Interesting Jason, sory about being rude...it just seemed as if we were able to print off a rough draft from CC.com over a year ago...just wondering why the book was taking so long...nice effort!

 

[ 10-14-2002, 11:27 AM: Message edited by: Lambone ]

Posted

JayB, that is indeed an early (and God, how early!) draft that we posted here on cc.com to generate some buzz. But to be honest, that draft doesnt do our current work justice. Jason was not kidding when he said it would take a long time (and be a little pointless) to list an index of routes here: we have over 230 routes!

 

The guide is going to be great. Everytime I look at the awesome contributions in pictures, beta, and most importantly climbing accomplishments that we have from many local-yet-low-key ice climbers, I get pumped to gear up and go ice climbing!

 

We hope you will too,

 

Alex

Posted

right-on, hopefully this season will allow for some new additions to that list! 230 is alot, it's kinda odd that most (myself included) only know of a handfull of ice climbs in Washington, and most of those are inconsistant at best.

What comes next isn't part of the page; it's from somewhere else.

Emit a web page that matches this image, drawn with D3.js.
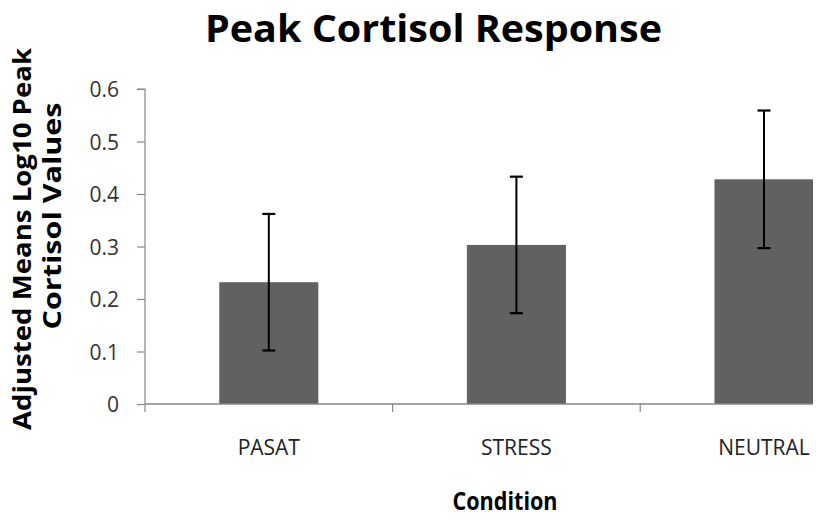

You're guide will be awsome, hopefully it'll generate interest for the masses to explore other areas in washington, rather than beat on the same tired ice that we read about on cc.com all winter...

 

cheers fellas [big Drink]

 

[ 10-14-2002, 07:33 PM: Message edited by: Lambone ]

Posted

Perhaps someone can help us out with another question. I'm looking for information for the guide on the group of climbers from the eighties that called themselves "White Punks on Dope" after the punk rock tune by the Tubes.

 

I know Doug Klewin was part of this group, but I don't know who else. Any info would be helpful.

 

Jason

Posted

Sorry for the thread drift but the last post reminded me of another group from the 70s or very early 80's whos ename would be sure to bring a smile to Caveman's and Mike Adams face: "The Dead Boys Mountaineering and Ammo CLub" There shirts had an ice axe crossed with a M16.

Posted

You guys are a tough crowd. Think about this. McKlane had a basic framework to follow. Imagine how many people he would have had to contact had there been no previous documentation of Squamish climbing Jason and any cowriters have had to create something out of nothing. For them getting info was quite possibly much more problematic. Besides McKlane published his own guide and has total control. Jason is subject to the constraints imposed by the Mountaineers. I say three cheers for Jason et al!

 

Hooray [big Drink]

Hooray [big Drink]

Hooray [big Drink]

 

BTW: Buy the select guide to Squamish. A route by route comparison clearly shows its superiority.

Posted

Squamish Select is a shit pile of a guide full of errors and misinformation and topos directly stolen from Jim Campbell without attribution. The only advantage is it includes bouldering as well but is sooooo out of date now and contains V7s rated as v10 by the chestbeater guidebook author.